A record 15 million people tuned in last night to watch the Bradford Agricultural and Farming Technology Awards, which celebrates the most talented innovators in farming throughout the Bradford region and beyond. The flagship West Yorkshire awards, which have now won a closely-contested victory in the awards season ratings war, are being widely seen as “a much safer bet than the other BAFTAs” according to surveys of the TV-viewing public.
“I wish I had been in Bradford at the good BAFTAs last night,” commented actress Dame Helen Mirren this morning. “For one, their compère is actually funny — in a gentle, bucolic way — and there’s a genuine sense of the best of British talent being on display.
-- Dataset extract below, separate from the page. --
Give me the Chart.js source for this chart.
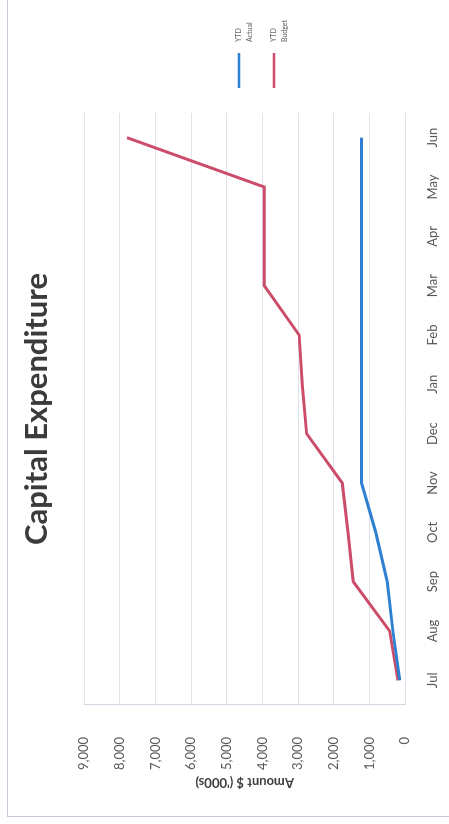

It’s not just some trumped up pre-show for the American award which is all people actually care about.”
In recent years an increasing number of films stars have been making the journey up to the West Yorkshire awards, citing “better catering, fewer self-congratulatory speeches and better-looking nominees”, and in return the Bradford BAFTAs (henceforth to be referred to as the BAFTAs) have been taking a wider approach.
“Well, originally 12 Years A Slave was included in the programme because we thought it was a documentary about foreign agricultural practices,” said BAFTA president Roger Casey. “I was really glad to find out it was fictional and didn’t actually happen to people.” Meanwhile, young actor Will Poulter was thrilled to win a Best In Show rosette, an award which puts him in contention to become a prized stud later in his career.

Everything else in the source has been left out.